Offerman's role in Devs — an entrancing new sci-fi series from Ex Machina's Alex Garland — allows him to further detach from his Parks and Rec persona. He plays Forest, a foreboding Silicon Valley savant haunted by the death of his young daughter and driven to high-level tech as a means to rectify his grief. You could call him the anti-Ron Swanson: Forest has long blonde hair and an unruly beard, eats plain mixed greens, and wears a smart watch. Ron threw out his computer after learning Google Earth knew his address.

But to end the comparison there would be an oversimplification. Forest and Ron do share a few key traits. "They're both just under six feet tall, they're both very affectionate toward their families, and neither of them suffer fools gladly," Offerman tells Bustle. These qualities just manifest in deceptively different ways.

Miya Mizuno/FX

Whereas Ron's tough exterior masked a sweet interior, Forest is outwardly kind, moping around with wide, worried eyes and instilling a false sense of comfort in his employee Lily (Sonoya Mizuno) when her boyfriend Sergei (Karl Glusman) mysteriously dies. In this case, Offerman's association with Ron works to his advantage: seeing Forest as inherently good establishes an immediate trust with the audience. Which is why watching him stand emotionlessly as his henchman suffocates Sergei for stealing data from their supercomputer in the pilot episode feels like such an extreme betrayal: the best way to destabilize someone is to invade their core assumptions.

Devs feeds into this throughout the season, shaping Forest into an empathetic figure who isn't outright sinister so much as he is tortured. A massive statue of his late daughter looms over the campus of his tech company, creating a physical representation of his all-consuming pain. That you feel so deeply for him only further blurs the boundaries between Forest and Ron; you want so badly to believe in his goodness, you begin to look for ways to rationalize his compromised ethics.

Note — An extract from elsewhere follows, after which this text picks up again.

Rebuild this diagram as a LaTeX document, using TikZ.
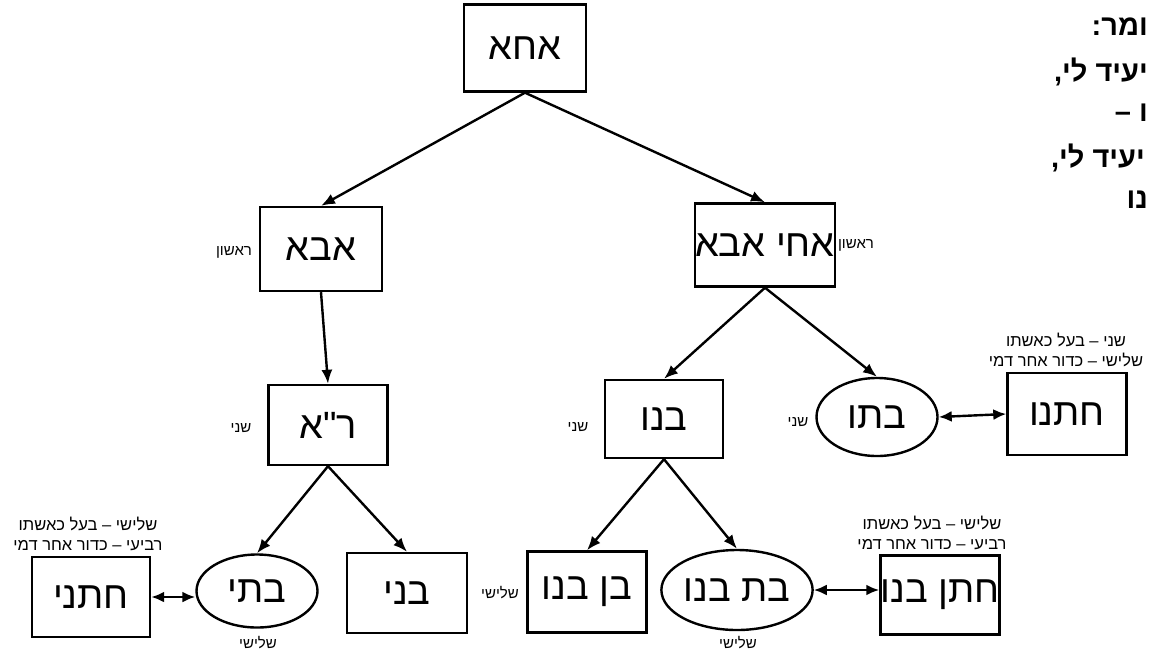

Which is the same line of thinking that landed Forest in this position. Though he genuinely believes what he's doing is in service of the greater good, he has to do a great deal of moral gymnastics in order to justify his actions. Keeping a clean conscience is entirely reliant on his faith in determinism: if everything has been prescripted, his choices aren't truly his own, nor is the pang of guilt slowly corroding his stomach.

Offerman suspects there's a part of Forest that realizes he has more responsibility than he's willing to accept, but ultimately, where Forest falls on the scale between good and evil "depends on who's doing the adjudicating." If one is good and 10 is evil, Offerman would place his character at a middling six, but Ron tends to see things in simpler terms. He might put Forest at a 10 just for owning a quantum computer.